DATA ROWS –
-------------------------
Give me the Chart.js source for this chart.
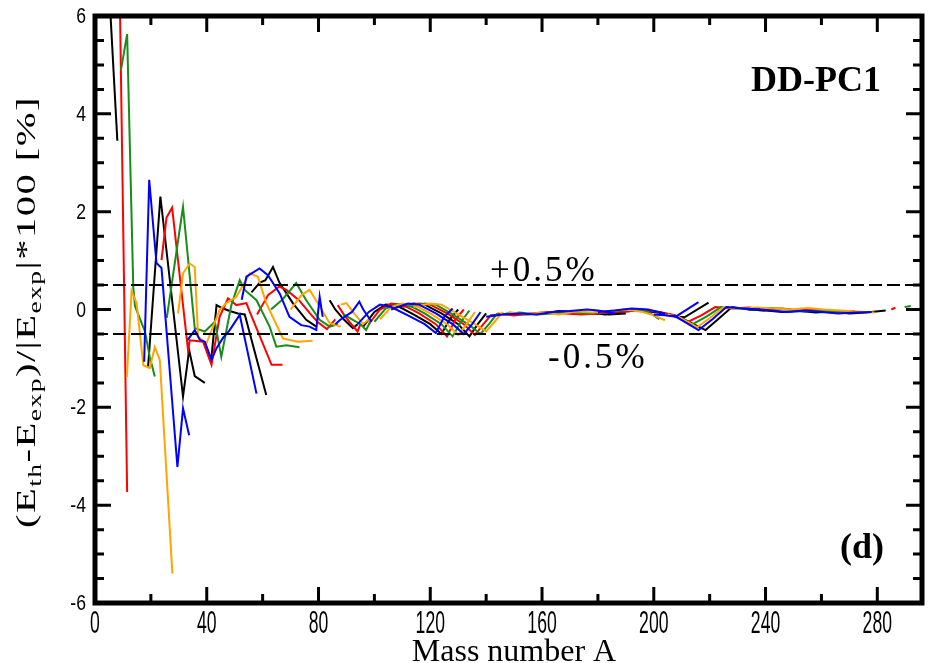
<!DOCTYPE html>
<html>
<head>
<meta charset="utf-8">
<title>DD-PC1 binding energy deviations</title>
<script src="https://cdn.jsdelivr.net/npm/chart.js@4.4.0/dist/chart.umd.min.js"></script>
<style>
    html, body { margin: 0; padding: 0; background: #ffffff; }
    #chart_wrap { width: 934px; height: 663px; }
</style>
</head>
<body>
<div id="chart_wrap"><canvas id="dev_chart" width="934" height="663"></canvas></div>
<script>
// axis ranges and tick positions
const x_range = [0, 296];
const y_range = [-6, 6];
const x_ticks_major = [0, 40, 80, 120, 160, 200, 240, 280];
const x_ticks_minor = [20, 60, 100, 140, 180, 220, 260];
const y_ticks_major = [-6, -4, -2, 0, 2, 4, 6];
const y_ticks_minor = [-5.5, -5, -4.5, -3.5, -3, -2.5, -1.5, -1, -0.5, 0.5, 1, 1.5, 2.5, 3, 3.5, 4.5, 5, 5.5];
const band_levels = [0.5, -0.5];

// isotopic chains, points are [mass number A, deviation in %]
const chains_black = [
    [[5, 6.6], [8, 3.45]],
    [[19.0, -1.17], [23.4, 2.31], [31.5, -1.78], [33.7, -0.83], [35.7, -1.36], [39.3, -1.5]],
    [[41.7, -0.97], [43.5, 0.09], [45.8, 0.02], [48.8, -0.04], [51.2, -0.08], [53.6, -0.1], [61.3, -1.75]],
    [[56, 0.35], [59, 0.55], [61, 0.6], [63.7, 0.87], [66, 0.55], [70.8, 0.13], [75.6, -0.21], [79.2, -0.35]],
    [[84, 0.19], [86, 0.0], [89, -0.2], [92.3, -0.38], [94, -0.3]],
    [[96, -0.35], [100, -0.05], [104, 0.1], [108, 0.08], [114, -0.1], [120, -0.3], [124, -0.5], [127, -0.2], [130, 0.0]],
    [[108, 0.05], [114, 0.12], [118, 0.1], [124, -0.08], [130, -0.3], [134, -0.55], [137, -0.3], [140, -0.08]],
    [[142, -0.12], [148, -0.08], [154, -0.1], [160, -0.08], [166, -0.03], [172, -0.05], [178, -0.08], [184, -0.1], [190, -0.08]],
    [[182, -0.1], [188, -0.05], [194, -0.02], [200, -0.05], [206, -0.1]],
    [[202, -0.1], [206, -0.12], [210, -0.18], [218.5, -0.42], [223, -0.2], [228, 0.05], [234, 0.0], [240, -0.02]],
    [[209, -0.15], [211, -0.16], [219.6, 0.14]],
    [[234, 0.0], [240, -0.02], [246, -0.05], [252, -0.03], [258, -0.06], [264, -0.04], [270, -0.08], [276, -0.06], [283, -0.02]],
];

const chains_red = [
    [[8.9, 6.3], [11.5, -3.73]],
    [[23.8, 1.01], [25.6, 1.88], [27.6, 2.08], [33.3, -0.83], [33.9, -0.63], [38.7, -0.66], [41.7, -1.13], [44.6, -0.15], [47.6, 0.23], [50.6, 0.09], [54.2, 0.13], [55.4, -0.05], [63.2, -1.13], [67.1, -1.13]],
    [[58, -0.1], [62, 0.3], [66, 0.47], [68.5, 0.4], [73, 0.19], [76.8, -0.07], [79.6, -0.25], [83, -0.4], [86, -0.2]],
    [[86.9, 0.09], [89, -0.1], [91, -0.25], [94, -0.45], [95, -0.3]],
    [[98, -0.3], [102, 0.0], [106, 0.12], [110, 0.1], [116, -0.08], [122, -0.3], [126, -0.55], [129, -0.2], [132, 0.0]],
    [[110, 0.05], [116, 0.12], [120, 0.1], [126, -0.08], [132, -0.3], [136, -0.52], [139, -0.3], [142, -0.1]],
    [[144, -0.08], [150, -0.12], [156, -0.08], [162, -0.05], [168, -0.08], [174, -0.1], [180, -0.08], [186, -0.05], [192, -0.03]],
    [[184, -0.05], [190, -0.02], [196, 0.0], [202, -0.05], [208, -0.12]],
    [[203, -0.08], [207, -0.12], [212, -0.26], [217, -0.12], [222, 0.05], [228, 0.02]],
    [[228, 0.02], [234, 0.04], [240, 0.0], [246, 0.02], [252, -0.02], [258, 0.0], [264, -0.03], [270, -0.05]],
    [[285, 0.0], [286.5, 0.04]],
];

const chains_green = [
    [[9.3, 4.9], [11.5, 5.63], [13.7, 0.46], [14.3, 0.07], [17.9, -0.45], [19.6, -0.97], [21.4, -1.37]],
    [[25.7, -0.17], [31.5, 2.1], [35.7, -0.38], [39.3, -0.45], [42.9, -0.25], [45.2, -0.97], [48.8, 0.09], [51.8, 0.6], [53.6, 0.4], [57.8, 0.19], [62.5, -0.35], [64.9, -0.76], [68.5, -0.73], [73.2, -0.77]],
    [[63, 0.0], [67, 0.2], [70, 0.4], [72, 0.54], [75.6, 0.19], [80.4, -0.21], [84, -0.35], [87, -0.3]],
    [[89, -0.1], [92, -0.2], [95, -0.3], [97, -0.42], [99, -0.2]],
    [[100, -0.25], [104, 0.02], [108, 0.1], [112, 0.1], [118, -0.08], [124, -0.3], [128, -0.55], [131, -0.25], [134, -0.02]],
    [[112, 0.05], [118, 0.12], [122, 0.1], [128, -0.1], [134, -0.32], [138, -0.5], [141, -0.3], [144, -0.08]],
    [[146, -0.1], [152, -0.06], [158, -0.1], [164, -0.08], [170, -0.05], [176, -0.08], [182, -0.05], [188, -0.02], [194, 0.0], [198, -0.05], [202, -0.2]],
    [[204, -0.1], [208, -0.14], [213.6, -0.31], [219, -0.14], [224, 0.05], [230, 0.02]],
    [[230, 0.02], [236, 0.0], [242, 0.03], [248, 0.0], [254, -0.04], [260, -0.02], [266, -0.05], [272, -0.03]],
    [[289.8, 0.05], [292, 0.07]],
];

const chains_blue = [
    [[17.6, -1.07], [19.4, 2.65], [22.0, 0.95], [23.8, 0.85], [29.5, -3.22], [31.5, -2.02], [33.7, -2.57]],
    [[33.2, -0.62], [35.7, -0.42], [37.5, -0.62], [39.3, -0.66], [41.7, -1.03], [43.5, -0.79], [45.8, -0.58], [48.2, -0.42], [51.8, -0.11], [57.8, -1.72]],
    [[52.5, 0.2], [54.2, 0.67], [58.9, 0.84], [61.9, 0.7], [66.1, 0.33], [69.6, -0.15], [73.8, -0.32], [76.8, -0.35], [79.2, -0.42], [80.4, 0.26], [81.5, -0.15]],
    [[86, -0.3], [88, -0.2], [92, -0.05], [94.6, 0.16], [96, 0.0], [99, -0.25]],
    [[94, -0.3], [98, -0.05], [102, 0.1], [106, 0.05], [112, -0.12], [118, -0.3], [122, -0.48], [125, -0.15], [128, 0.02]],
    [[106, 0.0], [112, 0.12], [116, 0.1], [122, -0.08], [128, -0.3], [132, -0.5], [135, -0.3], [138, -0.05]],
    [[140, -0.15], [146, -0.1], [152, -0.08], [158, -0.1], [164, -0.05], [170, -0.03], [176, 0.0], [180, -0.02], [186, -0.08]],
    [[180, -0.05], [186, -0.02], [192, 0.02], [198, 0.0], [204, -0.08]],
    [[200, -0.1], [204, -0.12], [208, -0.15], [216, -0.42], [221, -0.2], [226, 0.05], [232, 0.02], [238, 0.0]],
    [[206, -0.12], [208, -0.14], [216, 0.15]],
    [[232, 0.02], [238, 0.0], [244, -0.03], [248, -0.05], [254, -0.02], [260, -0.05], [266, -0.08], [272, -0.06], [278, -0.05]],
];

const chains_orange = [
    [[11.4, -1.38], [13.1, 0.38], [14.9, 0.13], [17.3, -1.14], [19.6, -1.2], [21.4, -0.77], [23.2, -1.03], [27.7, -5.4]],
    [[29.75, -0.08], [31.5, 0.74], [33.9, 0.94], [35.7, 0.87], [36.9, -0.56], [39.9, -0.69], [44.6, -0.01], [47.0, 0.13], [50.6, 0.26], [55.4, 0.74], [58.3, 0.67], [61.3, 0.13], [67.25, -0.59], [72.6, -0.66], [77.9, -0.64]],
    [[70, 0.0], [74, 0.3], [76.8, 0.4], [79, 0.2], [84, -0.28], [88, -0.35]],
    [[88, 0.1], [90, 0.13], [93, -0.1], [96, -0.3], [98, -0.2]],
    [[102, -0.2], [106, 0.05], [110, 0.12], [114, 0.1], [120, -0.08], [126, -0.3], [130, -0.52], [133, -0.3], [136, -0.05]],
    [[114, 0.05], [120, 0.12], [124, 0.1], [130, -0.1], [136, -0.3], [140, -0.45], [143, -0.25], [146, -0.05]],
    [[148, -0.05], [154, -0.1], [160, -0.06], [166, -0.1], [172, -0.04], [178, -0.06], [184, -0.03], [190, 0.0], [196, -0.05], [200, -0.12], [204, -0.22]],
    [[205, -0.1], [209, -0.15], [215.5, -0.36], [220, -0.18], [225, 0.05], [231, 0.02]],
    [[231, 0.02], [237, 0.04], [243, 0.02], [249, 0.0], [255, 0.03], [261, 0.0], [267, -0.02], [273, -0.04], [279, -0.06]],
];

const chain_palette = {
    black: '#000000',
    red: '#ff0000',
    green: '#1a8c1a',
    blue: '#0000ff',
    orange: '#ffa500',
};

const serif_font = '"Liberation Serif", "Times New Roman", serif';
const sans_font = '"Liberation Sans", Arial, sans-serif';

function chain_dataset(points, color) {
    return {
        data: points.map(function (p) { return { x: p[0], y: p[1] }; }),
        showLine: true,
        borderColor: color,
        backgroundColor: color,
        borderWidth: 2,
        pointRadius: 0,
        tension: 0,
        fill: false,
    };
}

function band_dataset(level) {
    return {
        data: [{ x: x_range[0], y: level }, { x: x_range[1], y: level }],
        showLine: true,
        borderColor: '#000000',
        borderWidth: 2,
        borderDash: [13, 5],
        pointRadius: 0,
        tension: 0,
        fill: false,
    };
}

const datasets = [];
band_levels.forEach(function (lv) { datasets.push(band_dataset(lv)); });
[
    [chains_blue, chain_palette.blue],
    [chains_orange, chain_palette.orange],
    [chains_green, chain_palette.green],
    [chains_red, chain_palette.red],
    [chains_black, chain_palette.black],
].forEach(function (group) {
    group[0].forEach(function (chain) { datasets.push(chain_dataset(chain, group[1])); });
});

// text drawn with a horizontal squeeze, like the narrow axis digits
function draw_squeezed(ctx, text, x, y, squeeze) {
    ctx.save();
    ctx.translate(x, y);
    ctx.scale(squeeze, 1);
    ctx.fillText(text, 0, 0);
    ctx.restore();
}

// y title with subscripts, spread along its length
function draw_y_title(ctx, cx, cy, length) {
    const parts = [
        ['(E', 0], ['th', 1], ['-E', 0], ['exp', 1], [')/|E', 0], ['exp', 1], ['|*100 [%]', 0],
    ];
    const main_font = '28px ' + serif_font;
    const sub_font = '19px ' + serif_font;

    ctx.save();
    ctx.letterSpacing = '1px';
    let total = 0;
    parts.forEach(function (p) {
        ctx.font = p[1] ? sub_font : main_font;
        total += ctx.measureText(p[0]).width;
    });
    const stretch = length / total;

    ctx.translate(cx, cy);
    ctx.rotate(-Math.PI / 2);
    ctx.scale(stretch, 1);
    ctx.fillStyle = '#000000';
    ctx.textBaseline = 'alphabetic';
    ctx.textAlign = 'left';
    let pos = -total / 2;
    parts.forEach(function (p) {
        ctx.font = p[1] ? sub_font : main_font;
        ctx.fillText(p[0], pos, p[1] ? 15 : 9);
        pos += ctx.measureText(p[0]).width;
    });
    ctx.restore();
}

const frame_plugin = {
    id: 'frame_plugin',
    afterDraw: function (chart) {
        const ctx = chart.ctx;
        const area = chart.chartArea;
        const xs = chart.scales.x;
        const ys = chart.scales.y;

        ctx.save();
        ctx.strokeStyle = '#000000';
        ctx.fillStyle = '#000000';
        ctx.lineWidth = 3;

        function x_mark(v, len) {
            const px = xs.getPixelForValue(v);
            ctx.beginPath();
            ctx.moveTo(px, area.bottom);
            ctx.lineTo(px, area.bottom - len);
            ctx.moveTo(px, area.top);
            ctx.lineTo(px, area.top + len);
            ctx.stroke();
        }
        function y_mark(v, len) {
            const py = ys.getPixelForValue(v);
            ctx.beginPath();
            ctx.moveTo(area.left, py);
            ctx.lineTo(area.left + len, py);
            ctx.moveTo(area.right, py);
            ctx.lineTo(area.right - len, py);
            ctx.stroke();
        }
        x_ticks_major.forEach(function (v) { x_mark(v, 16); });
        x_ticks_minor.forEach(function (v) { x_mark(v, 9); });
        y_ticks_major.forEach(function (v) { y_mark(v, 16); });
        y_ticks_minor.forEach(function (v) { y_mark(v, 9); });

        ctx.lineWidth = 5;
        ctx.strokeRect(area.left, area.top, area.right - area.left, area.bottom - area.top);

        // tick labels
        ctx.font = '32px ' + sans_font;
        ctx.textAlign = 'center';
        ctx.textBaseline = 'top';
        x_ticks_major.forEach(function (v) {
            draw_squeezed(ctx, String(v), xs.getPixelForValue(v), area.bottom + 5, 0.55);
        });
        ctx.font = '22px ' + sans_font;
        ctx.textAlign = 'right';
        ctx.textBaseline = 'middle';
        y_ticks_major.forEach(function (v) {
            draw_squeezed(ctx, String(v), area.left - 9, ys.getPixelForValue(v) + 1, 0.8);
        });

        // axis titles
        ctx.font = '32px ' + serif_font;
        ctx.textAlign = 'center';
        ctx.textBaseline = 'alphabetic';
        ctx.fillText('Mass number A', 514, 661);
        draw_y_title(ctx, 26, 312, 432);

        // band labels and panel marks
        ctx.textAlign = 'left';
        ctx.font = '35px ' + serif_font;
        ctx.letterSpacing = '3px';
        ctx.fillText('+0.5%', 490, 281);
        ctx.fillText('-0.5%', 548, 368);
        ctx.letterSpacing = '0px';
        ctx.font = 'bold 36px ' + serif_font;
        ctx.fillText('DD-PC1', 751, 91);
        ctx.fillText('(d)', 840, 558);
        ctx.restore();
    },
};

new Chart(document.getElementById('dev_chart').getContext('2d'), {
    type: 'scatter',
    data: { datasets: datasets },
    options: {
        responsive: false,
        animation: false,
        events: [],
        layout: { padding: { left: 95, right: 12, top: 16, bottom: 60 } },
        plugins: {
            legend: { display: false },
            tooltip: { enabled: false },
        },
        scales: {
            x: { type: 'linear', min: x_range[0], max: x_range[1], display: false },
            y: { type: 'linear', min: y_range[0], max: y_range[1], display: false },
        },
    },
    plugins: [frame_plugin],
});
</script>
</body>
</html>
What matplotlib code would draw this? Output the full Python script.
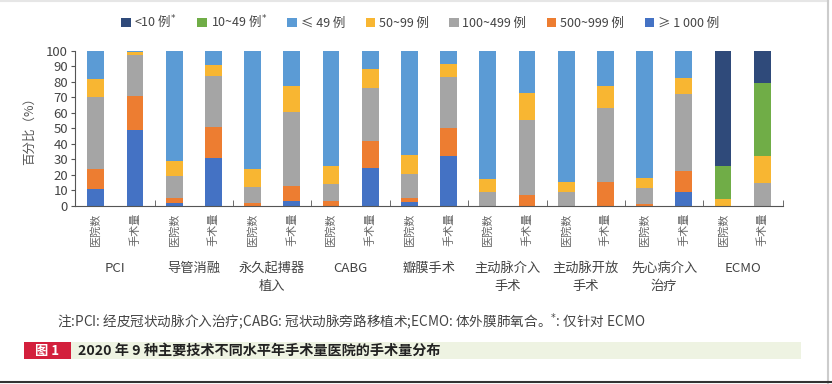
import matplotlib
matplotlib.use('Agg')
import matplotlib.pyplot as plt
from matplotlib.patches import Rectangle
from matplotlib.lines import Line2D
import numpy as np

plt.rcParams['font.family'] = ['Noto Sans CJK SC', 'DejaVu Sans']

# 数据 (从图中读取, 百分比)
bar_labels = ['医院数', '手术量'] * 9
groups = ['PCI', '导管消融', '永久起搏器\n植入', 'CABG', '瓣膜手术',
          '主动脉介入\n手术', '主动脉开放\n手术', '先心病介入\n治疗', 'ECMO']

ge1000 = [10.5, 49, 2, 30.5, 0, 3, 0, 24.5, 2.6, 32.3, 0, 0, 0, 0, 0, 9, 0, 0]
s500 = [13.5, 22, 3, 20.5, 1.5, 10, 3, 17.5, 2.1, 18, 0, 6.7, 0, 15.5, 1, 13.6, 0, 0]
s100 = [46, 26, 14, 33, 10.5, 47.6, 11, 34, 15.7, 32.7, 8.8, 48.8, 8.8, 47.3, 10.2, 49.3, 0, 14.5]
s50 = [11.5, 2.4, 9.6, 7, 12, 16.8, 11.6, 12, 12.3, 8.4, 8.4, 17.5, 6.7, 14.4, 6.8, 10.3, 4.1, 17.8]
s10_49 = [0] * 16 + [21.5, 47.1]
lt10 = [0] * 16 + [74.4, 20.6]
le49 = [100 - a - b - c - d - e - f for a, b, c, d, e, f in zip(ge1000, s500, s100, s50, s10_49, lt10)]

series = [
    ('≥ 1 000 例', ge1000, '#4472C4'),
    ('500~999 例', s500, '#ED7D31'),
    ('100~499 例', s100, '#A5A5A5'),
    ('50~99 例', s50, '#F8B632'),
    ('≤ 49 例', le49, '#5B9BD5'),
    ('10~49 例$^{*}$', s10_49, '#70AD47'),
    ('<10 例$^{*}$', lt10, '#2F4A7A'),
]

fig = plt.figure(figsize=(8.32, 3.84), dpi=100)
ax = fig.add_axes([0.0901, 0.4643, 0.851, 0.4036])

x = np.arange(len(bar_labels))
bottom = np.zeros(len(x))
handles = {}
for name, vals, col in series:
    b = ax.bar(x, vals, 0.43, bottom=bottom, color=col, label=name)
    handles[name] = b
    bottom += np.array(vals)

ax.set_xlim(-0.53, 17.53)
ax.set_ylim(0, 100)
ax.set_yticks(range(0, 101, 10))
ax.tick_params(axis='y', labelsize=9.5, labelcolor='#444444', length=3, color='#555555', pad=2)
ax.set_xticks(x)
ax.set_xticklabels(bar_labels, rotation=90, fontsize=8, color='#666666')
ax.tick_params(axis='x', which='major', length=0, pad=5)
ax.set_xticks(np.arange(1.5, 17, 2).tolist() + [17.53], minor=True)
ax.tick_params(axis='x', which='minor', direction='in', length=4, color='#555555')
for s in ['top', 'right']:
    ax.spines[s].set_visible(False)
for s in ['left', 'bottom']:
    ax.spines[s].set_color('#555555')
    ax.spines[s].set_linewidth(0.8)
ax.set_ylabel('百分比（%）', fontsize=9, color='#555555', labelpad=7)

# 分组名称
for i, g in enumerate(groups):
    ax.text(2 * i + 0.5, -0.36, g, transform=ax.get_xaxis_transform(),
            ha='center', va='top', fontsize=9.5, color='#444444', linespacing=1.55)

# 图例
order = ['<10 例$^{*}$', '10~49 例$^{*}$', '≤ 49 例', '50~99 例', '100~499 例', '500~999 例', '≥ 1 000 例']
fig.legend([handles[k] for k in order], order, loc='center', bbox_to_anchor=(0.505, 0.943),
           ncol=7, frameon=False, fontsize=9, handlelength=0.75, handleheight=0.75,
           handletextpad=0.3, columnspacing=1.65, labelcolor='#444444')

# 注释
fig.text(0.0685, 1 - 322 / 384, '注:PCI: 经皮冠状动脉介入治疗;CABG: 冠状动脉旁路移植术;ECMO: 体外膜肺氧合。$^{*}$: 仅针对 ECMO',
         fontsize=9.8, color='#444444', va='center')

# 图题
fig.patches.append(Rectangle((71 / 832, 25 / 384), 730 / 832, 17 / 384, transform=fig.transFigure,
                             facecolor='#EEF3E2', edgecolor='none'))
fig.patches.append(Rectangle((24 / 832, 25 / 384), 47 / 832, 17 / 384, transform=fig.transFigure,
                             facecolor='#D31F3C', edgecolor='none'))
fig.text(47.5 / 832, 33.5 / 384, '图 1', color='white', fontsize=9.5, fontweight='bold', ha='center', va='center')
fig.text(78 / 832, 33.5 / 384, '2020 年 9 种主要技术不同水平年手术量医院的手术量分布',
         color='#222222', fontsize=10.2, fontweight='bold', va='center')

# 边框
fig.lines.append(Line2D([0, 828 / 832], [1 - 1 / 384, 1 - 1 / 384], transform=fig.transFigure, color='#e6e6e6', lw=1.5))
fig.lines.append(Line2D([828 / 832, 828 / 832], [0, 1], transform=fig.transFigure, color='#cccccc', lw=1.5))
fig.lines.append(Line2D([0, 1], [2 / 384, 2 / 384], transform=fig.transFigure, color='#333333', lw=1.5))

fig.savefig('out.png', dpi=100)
-------------------------
INSTRUCTIONS FOR THE TASK – Give a single number: the count of lines above that include the word "matplotlib".

WRITTEN SOLUTION – 6